Elâzığ Şehrinde bir büyüğümüz sıklıkla bu edebi mahfilden söz ederlerdi. Bu mahfillerde, “Yahya Kemal Beyatlı, Ahmet Hamdi Tanpınar, Nurullah Ataç, İbnülemin Mahmut Kemal İnal, Mustafa Şekip Tunç, Peyami Safa, Necip Fazıl Kısakürek, Asaf Hâlet Çelebi, Abidin Dino, Sait Faik Abasıyanık, Faruk Nafiz Çamlıbel, Orhan Veli Kanık, Cahit Sıtkı Tarancı…” önemli edebi şahsiyetler…
Necip Fazıl, “Küllük’ü bir ‘akademya’ olarak nitelendirmişler”
Küllük, Tarık Buğra’yı besleyen en önemli edebiyat mahfilidir. Tarık Buğra bir köşe yazısında, “Küllük’ten mezun olduğuna…” vurgu yapmışlar. Şurası bir gerçek, “İlim muhiti, sanatı ve sanatçıyı besler!” 50 yılı aşan yazı hayatımızda; içerisinde yer aldığım, F.H.G.Cemiyeti, Gazeteler, Dergiler ve Elâzığ Manas Yayınevi (bizler Gönül Evi diyoruz) her biri bizler için bir edebi hayatımızı besleyen, geliştiren atölye olmuşlar…

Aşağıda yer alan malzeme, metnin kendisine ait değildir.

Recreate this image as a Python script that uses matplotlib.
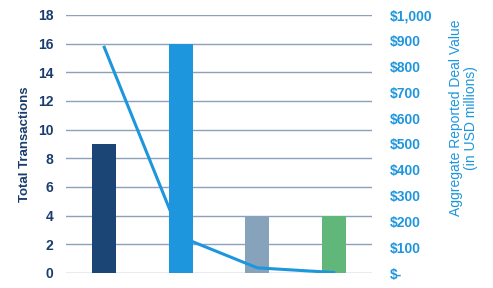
import matplotlib.pyplot as plt
import numpy as np

plt.rcParams['font.family'] = ['Liberation Sans', 'DejaVu Sans']

# data
categories = ['A', 'B', 'C', 'D']
transactions = [9, 16, 4, 4]
deal_value = [875, 140, 20, 2]
bar_colors = ['#1A4575', '#1E96DD', '#87A3BB', '#61B77A']

navy = '#1A3D6E'
blue = '#1E96DD'
grid_c = '#8AA2BB'

fig = plt.figure(figsize=(4.93, 2.88), dpi=100)
ax = fig.add_axes([66 / 493, 15 / 288, 306 / 493, 258 / 288])
x = np.arange(len(categories))

ax.bar(x, transactions, width=0.31, color=bar_colors, zorder=2)
ax.set_xlim(-0.5, 3.5)
ax.set_ylim(0, 18)
ax.set_yticks(range(0, 19, 2))
ax.set_xticks([])
ax.yaxis.grid(True, color=grid_c, linewidth=1.0, zorder=0)
ax.set_axisbelow(True)
for s in ax.spines.values():
    s.set_visible(False)
ax.tick_params(axis='y', length=0, pad=9, labelsize=10, labelcolor=navy)
for t in ax.get_yticklabels():
    t.set_fontweight('bold')
ax.set_ylabel('Total Transactions', fontsize=9.5, fontweight='bold', color=navy)
ax.yaxis.set_label_coords(-0.114, 0.5)

ax2 = ax.twinx()
ax2.plot(x, deal_value, color=blue, linewidth=2.2, zorder=3)
ax2.set_ylim(0, 1000)
ax2.set_yticks(range(0, 1001, 100))
labels = ['$-'] + ['${:,}'.format(v) for v in range(100, 1001, 100)]
ax2.set_yticklabels(labels)
for s in ax2.spines.values():
    s.set_visible(False)
ax2.tick_params(axis='y', length=0, pad=13, labelsize=10, labelcolor=blue)
for t in ax2.get_yticklabels():
    t.set_fontweight('bold')
ax2.set_ylabel('Aggregate Reported Deal Value\n(in USD millions)', fontsize=10,
               color=blue, linespacing=1.05)
ax2.yaxis.set_label_coords(1.252, 0.6)

fig.savefig('out.png', dpi=100)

Mahfil, sözlük anlamı; “Konuşup görüşmek için bir araya gelinen yer, toplantı yeri…” Belli bir zaman diliminde birden fazla edebiyatçının buluştuğu mekânlar, ‘edebi muhitlerdir’
Bu muhitlere içerisinde yaşadığımız şehirde önem vermeliyiz. Gelişmesi için de katkılarda bulunmalıyız
Ahmet Kabaklı Hoca’nın, yıllar önce Türk Edebiyatı Vakfında başlattıkları, “Çarşamba Sohbetleri…” bir edebi mahfil oluşturmuştur. Elâzığ’da, Manas Yayıncılık da, “Cumartesi Sohbetleri…” ile şehrin önemli bir ilim ve İrfan muhiti olmuştur. Bu muhitlerin artık günümüzde giderek çoğalması en büyük dileğimizdir.